The suit was dismissed by the Additional Subordinate Judge on the finding that defendant No. 3 was duly adopted by Bhanu who had the authority to adopt. Plaintiff's first appeal was dismissed by our learned brother B. K. Ray, J. who affirmed the findings of the learned Subordinate Judge on both the points. Against his judgment this A. H. O. has been filed.
2. Mr. Sinha for the appellant challenges both the findings. It is to be noted that though the appeal before us is a second appeal, yet it is to be decided on the footing that this is a first appeal. In other words, we are at liberty to assess the evidence afresh and are not bound by the concurrent findings of the two courts.
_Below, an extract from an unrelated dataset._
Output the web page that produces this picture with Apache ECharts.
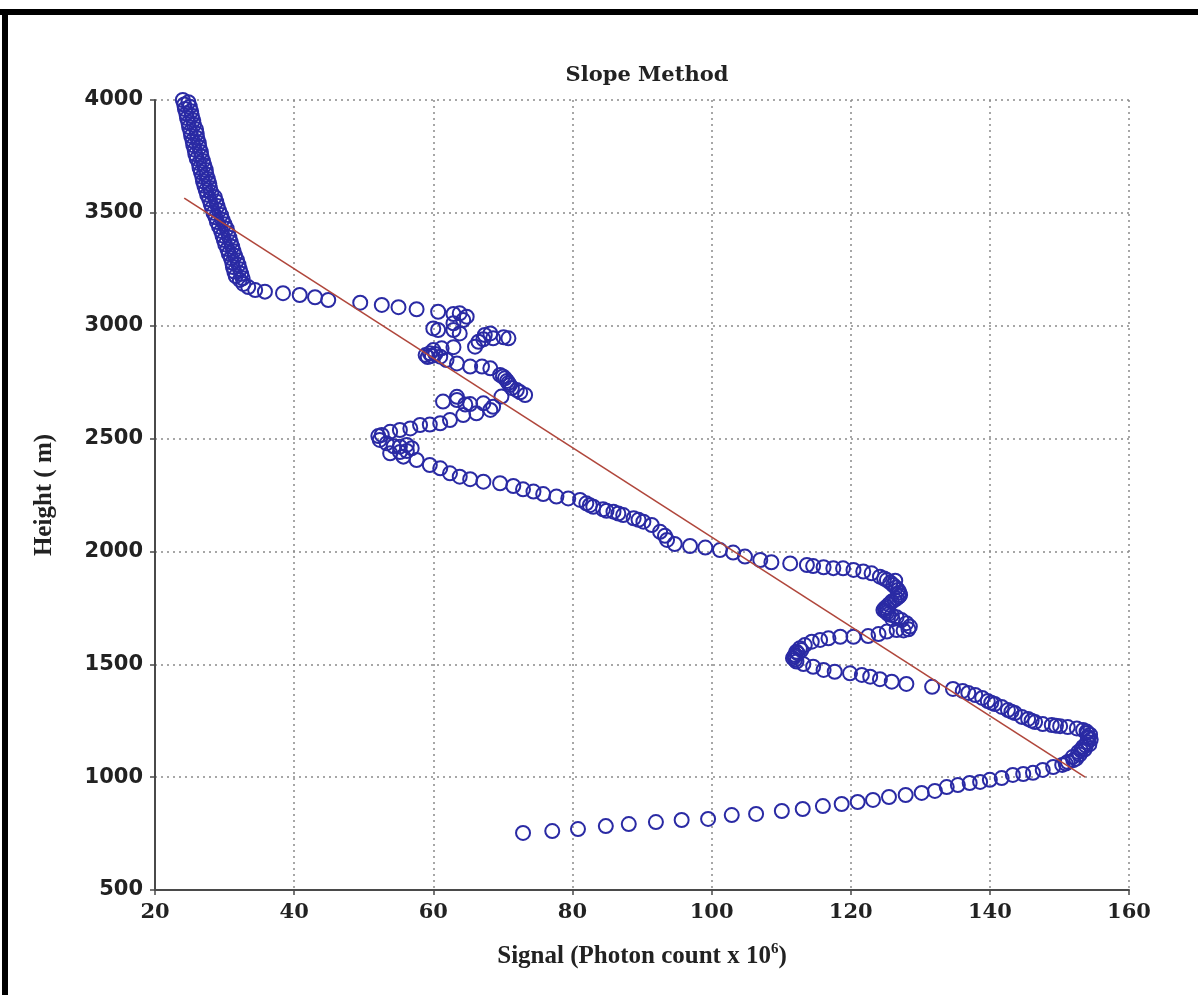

This is concluded by a Bench decision of this Court in (1973) 1 Cut WR 809 = (AIR1974 Orissa 120) (Jagabandhu Senapati v. Bhagu Senapati). It is, however, to be emphasised that though the concurrent findings are not binding on us, we would foe slow to disturb such findings unless we are satisfied that they cannot stand on a reasonable assessment of the materials on record.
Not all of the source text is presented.